Its initial response was surprisingly coherent and detailed. After a few iterations, the list felt remarkably accurate.
I plan to continue using these values as a guide for making sure my life—and how I spend my time, energy, attention, and money—remains aligned with what matters most to me.
Here they are, in alphabetical order rather than rank order:
Authentic Becoming
Authentic Creative Expression (I often think of this as Creative Integrity.)
Beauty
Contribution
Deep Human Connection
Freedom
Learning
Meaning
Play & Aliveness (my version of “Fun in the Sun”)
Simplicity
Interestingly, I see eight of these as more operational values.
The other two—Authentic Becoming and Meaning—feel more like outcomes that naturally emerge from living the other eight.
The metaphor that comes to mind is a tree.
The eight operational values are the roots.
Authentic Becoming is the trunk and canopy growing upward.
Meaning is the blossoms and fruit.
I like that image.
It also fits nicely with my ideas about person-place fit that became central to the design of my Zeroscaping game, which I credit with helping me develop the freedom to live my truth.
In many ways, this blog is really about helping people authentically become themselves—or, as I often put it, live their truth.
The methods for doing that are what my focus on Radical Lifestyle Design is all about.
One thing noticeably absent from the list is health and fitness.
Yet I devote a tremendous amount of time and attention to both.
Why?
Because I don’t see health and fitness as values unto themselves.
I see them as being in service to these deeper values.

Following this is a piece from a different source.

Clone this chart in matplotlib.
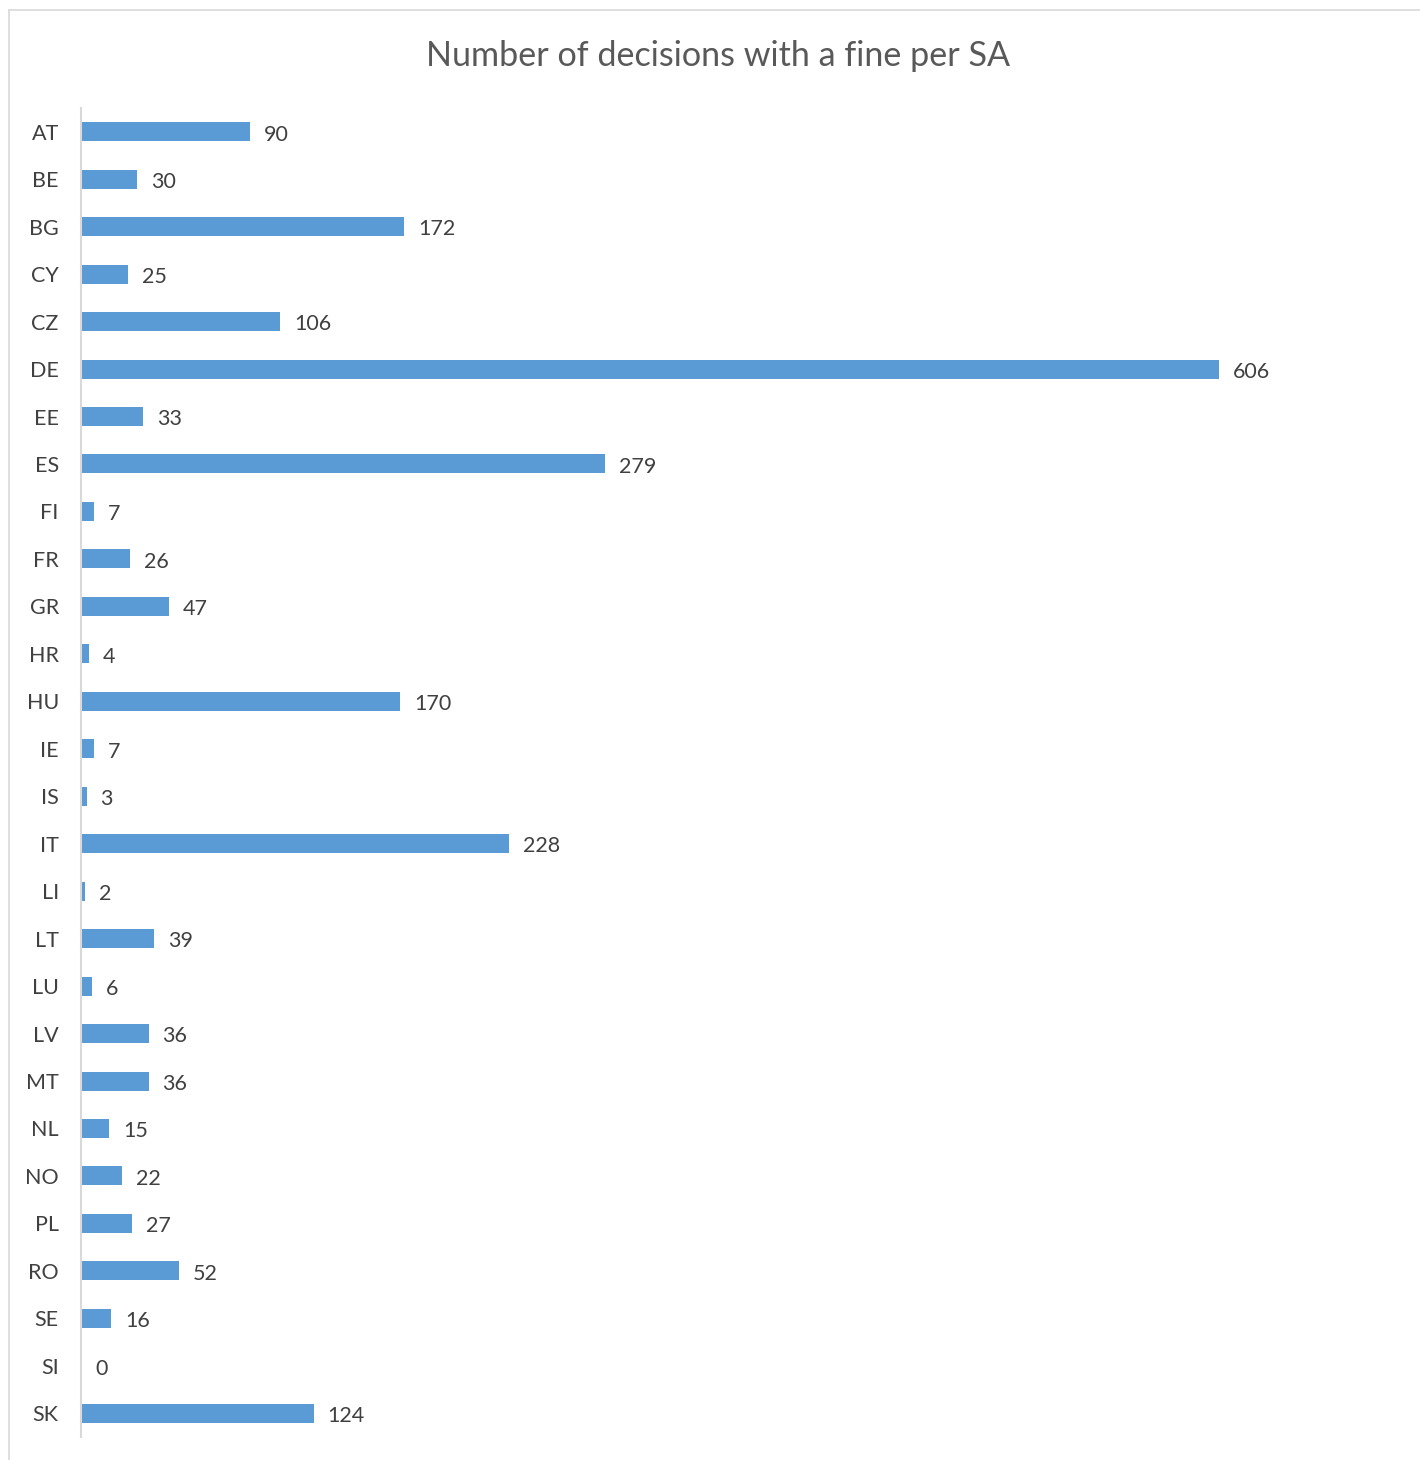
import matplotlib
matplotlib.use("Agg")
import matplotlib.pyplot as plt
from matplotlib.lines import Line2D

countries = ["AT", "BE", "BG", "CY", "CZ", "DE", "EE", "ES", "FI", "FR", "GR", "HR", "HU", "IE",
             "IS", "IT", "LI", "LT", "LU", "LV", "MT", "NL", "NO", "PL", "RO", "SE", "SI", "SK"]
values = [90, 30, 172, 25, 106, 606, 33, 279, 7, 26, 47, 4, 170, 7,
          3, 228, 2, 39, 6, 36, 36, 15, 22, 27, 52, 16, 0, 124]
title = "Number of decisions with a fine per SA"

plt.rcParams['font.family'] = ['Lato', 'DejaVu Sans']

W, H = 1420, 1460
fig = plt.figure(figsize=(W / 100, H / 100), dpi=100)
fig.patch.set_facecolor("white")

# chart frame (left and top visible)
fig.add_artist(Line2D([9 / W, 9 / W], [0, 1 - 10 / H], transform=fig.transFigure, color="#D9D9D9", lw=1.2))
fig.add_artist(Line2D([9 / W, 1], [1 - 10 / H, 1 - 10 / H], transform=fig.transFigure, color="#D9D9D9", lw=1.2))

left, right = 81 / W, (81 + 700 * 1.878) / W
top, bottom = 1 - 108 / H, 1 - 1437 / H
ax = fig.add_axes([left, bottom, right - left, top - bottom])
ypos = list(range(len(countries)))
ax.barh(ypos, values, height=0.4, color="#5B9BD5")
ax.set_ylim(len(countries) - 0.5, -0.5)
ax.set_xlim(0, 700)
ax.set_yticks(ypos)
ax.set_yticklabels(countries, fontsize=15.5, color="#404040")
ax.tick_params(axis="y", length=0, pad=16)
for lab in ax.get_yticklabels():
    lab.set_y(lab.get_position()[1])
ax.set_xticks([])
for s in ["top", "right", "bottom"]:
    ax.spines[s].set_visible(False)
ax.spines["left"].set_color("#D9D9D9")
ax.spines["left"].set_linewidth(1.5)

for y, v in zip(ypos, values):
    ax.annotate(str(v), (v, y), xytext=(10, -2), textcoords="offset points",
                ha="left", va="center", fontsize=15.5, color="#404040")

fig.text((425 + 1011) / 2 / W, 1 - 56 / H, title, ha="center", va="center",
         fontsize=24.6, color="#595959")

fig.savefig("out.png", dpi=100, facecolor="white")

Being healthy and fit gives me more capacity to live them.
What About Dreams?
Now that’s trickier.
At least it has been for me.
I’ve spent a great deal of time thinking about my vision of the good life and how to radically design a lifestyle that I genuinely love.
One thing I’ve discovered is that no matter how vivid my dream or vision may be, reality is always different once I begin living it.
Action teaches what imagination alone cannot Fathom.
A big part of the purpose of this blog is to document that process.
In many ways, I’m conducting action research.
I’m a case study of one.
Take my quest for Rivendell.
Have I found it?
Yes… and no.
Am I still searching?
Absolutely.
Have I learned a tremendous amount simply by taking action?
Without question.
Will the search ever end?
I honestly don’t know.
But I do know that I’m becoming much clearer about what I Love about a place.
The same is true of my encore career as a Traveling Troubadour.
Is what I’m building exactly what I once imagined?
Kind of.
It’s still unfolding.
It, too, is a quest.
I still have a long way to go.
I’m often unsure what the next best step is.
More and more, though, I’m learning to jump into the abyss and see what happens.
It’s a heroic journey.
And perhaps that’s exactly what dreams are meant to become—not fixed destinations, but living adventures that reveal themselves only after we begin walking the path.